The best construction ERP from a cost-versus-ROI perspective depends on the source of value in your business. If your main objective is to replace fragmented tools with a flexible, affordable platform and you can control customization, Odoo may offer the strongest short-term financial case. If your organization is large, multi-entity, compliance-heavy, and needs deep process standardization, SAP may justify its higher cost through stronger governance and scalability. If procurement rigor, financial control, and project-centric enterprise reporting are central, Oracle can be a strong strategic fit. If you want a cloud-based ERP with solid financial visibility and a more manageable implementation profile than traditional tier-one programs, NetSuite is often a practical option.

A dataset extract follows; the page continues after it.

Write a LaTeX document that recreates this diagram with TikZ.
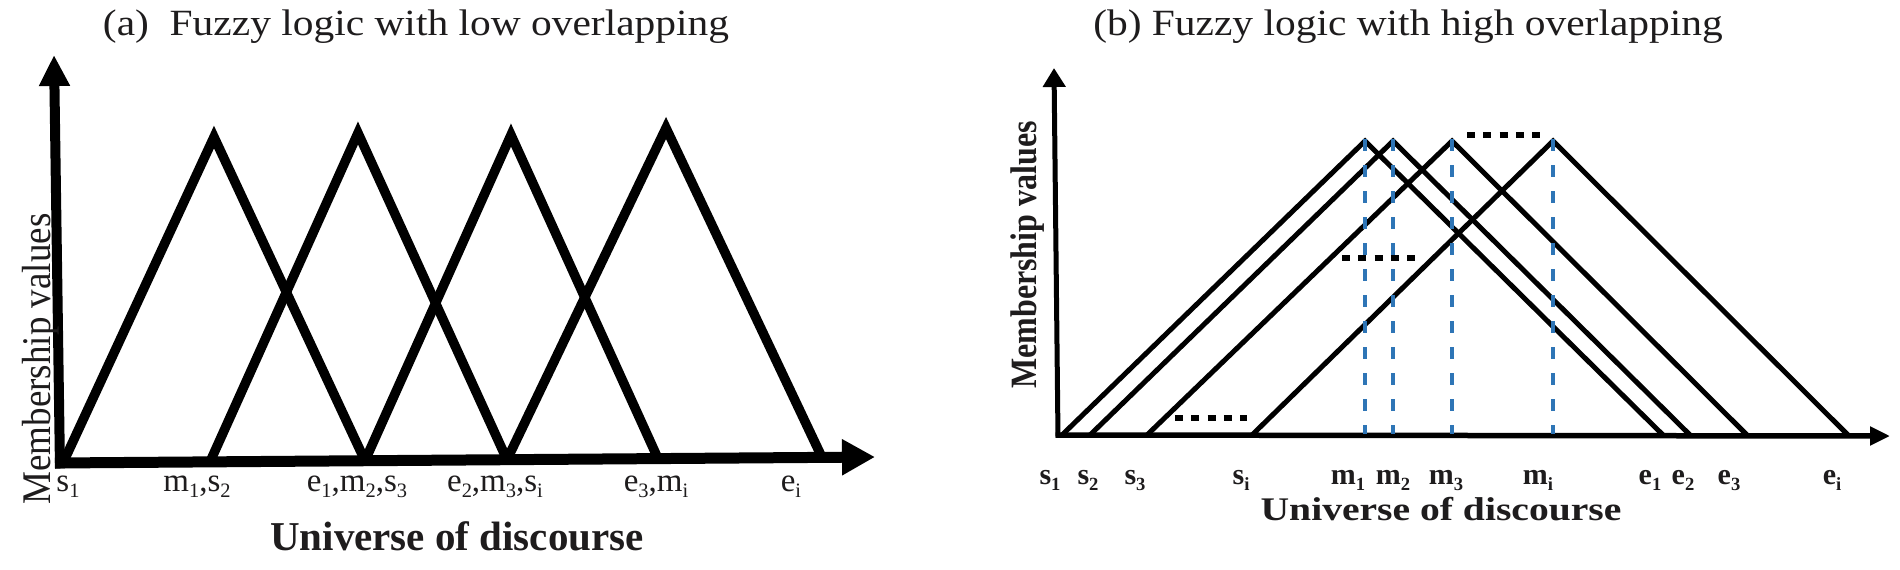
\documentclass[tikz,border=0pt]{standalone}
\usepackage{fontspec}
\setmainfont{Liberation Serif}
\usepackage{graphicx}
\usetikzlibrary{arrows.meta}
\definecolor{dblue}{RGB}{46,117,182}
\definecolor{txt}{RGB}{30,28,29}
\newcommand\mysub[1]{\raisebox{-0.2em}{\scalebox{0.62}{#1}}}
\newcommand\fs[1]{\fontsize{#1}{#1}\selectfont}
\begin{document}
\begin{tikzpicture}[x=1pt,y=-1pt,
  txtnode/.style={inner sep=0pt,anchor=base,text=txt},
  thicktri/.style={line width=9.5pt,line join=miter},
  thintri/.style={line width=5pt,line join=miter},
  mline/.style={draw=dblue,line width=4.5pt,dash pattern=on 12pt off 14pt},
  dotline/.style={line width=6.5pt,dash pattern=on 8pt off 8.25pt},
]
\useasboundingbox (0,0) rectangle (1900,570);
\fill[white] (0,0) rectangle (1900,570);

% ---------- titles ----------
\node[txtnode] (titleA) at (416,35) {\fs{37}\scalebox{1.12}[1]{(a)\hspace{0.5em}Fuzzy logic with low overlapping}};
\node[txtnode] (titleB) at (1408,35) {\fs{37}\scalebox{1.12}[1]{(b) Fuzzy logic with high overlapping}};

% ---------- panel (a) ----------
\coordinate (aYbot) at (60,468.5);
\coordinate (aYtip) at (54,55);
\coordinate (aXst) at (55,463);
\coordinate (aXtip) at (875,457);
\draw[line width=10pt,-{Triangle[length=31pt,width=29pt]}] (aYbot) -- (aYtip);
\draw[line width=11pt,-{Triangle[length=33pt,width=34pt]}] (aXst) -- (aXtip);

\coordinate (aS1) at (63,463);
\coordinate (aS2) at (210,461.9);
\coordinate (aE1) at (365,460.7);
\coordinate (aE2) at (507,459.7);
\coordinate (aE3) at (658,458.6);
\coordinate (aEi) at (822,457.4);
\coordinate (aP1) at (214,137);
\coordinate (aP2) at (358,133);
\coordinate (aP3) at (511,135);
\coordinate (aP4) at (666,128);
\draw[thicktri] (aS1) -- (aP1) -- (aE1);
\draw[thicktri] (aS2) -- (aP2) -- (aE2);
\draw[thicktri] (aE1) -- (aP3) -- (aE3);
\draw[thicktri] (aE2) -- (aP4) -- (aEi);

\node[txtnode] (la1) at (68,491) {\fs{33}s\mysub{1}};
\node[txtnode] (la2) at (197,491) {\fs{33}m\mysub{1},s\mysub{2}};
\node[txtnode] (la3) at (357,491) {\fs{33}e\mysub{1},m\mysub{2},s\mysub{3}};
\node[txtnode] (la4) at (495,491) {\fs{33}e\mysub{2},m\mysub{3},s\mysub{i}};
\node[txtnode] (la5) at (656,491) {\fs{33}e\mysub{3},m\mysub{i}};
\node[txtnode] (la6) at (791,491) {\fs{33}e\mysub{i}};

\node[txtnode] (univA) at (457,550) {\fs{41}\bfseries Universe of discourse};
\node[txtnode,rotate=90] (membA) at (50,359) {\fs{37}\scalebox{1}[1.1]{Membership values}};

% ---------- panel (b) ----------
\coordinate (bYbot) at (1058,437.5);
\coordinate (bYtip) at (1054,68);
\coordinate (bXst) at (1055.5,435);
\coordinate (bXtip) at (1890,436);
\draw[line width=5pt,-{Triangle[length=19pt,width=22pt]}] (bYbot) -- (bYtip);
\draw[line width=5.5pt,-{Triangle[length=20pt,width=18pt]}] (bXst) -- (bXtip);

\foreach \n/\s/\m/\e in {1/1062/1365/1663, 2/1090/1393/1690, 3/1147/1452/1747, 4/1252/1553/1848}{
  \coordinate (bS\n) at (\s,435);
  \coordinate (bM\n) at (\m,141);
  \coordinate (bE\n) at (\e,435);
  \coordinate (bMb\n) at (\m,434);
  \coordinate (bMt\n) at (\m,139);
  \draw[thintri] (bS\n) -- (bM\n) -- (bE\n);
}
\foreach \n in {1,2,3,4}{
  \draw[mline] (bMt\n) -- (bMb\n);
}

\coordinate (dTa) at (1467,135);
\coordinate (dTb) at (1540,135);
\coordinate (dMa) at (1342,258);
\coordinate (dMb) at (1415,258);
\coordinate (dBa) at (1175,418);
\coordinate (dBb) at (1247,418);
\draw[dotline] (dTa) -- (dTb);
\draw[dotline] (dMa) -- (dMb);
\draw[dotline] (dBa) -- (dBb);

\node[txtnode] (lb1) at (1050,484) {\fs{30}\bfseries s\mysub{1}};
\node[txtnode] (lb2) at (1088,484) {\fs{30}\bfseries s\mysub{2}};
\node[txtnode] (lb3) at (1135,484) {\fs{30}\bfseries s\mysub{3}};
\node[txtnode] (lb4) at (1241,484) {\fs{30}\bfseries s\mysub{i}};
\node[txtnode] (lb5) at (1348,484) {\fs{30}\bfseries m\mysub{1}};
\node[txtnode] (lb6) at (1393,484) {\fs{30}\bfseries m\mysub{2}};
\node[txtnode] (lb7) at (1446,484) {\fs{30}\bfseries m\mysub{3}};
\node[txtnode] (lb8) at (1538,484) {\fs{30}\bfseries m\mysub{i}};
\node[txtnode] (lb9) at (1650,484) {\fs{30}\bfseries e\mysub{1}};
\node[txtnode] (lb10) at (1683,484) {\fs{30}\bfseries e\mysub{2}};
\node[txtnode] (lb11) at (1729,484) {\fs{30}\bfseries e\mysub{3}};
\node[txtnode] (lb12) at (1832,484) {\fs{30}\bfseries e\mysub{i}};

\node[txtnode] (univB) at (1441,520) {\fs{33}\bfseries\scalebox{1.2}[1]{Universe of discourse}};
\node[txtnode,rotate=90] (membB) at (1036,255) {\fs{32}\bfseries\scalebox{1}[1.16]{Membership values}};
\end{tikzpicture}
\end{document}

A disciplined selection process should model three scenarios: initial deployment cost, three-year TCO, and expected operational gains by function. Construction leaders should also test each vendor and implementation partner against real workflows such as change orders, subcontract billing, retention, project forecasting, equipment allocation, and WIP reporting. The platform with the best ROI is usually the one that improves execution without forcing the business into excessive customization or prolonged transformation fatigue.
In short, Odoo is often strongest on affordability and flexibility, SAP on enterprise control and scale, Oracle on financial and procurement rigor, and NetSuite on cloud standardization and mid-market practicality. The right choice depends on whether your construction organization is optimizing for lower entry cost, faster time to value, stronger governance, or long-term enterprise scalability.
Final takeaway
Construction ERP ROI is earned through better project and financial discipline, not through software branding alone. Buyers should compare Odoo, SAP, Oracle, and NetSuite using realistic assumptions about implementation effort, data cleanup, integration complexity, and operating model fit. The most cost-effective ERP is not necessarily the cheapest to buy. It is the one that your organization can implement successfully, govern consistently, and use to improve project margin control over time.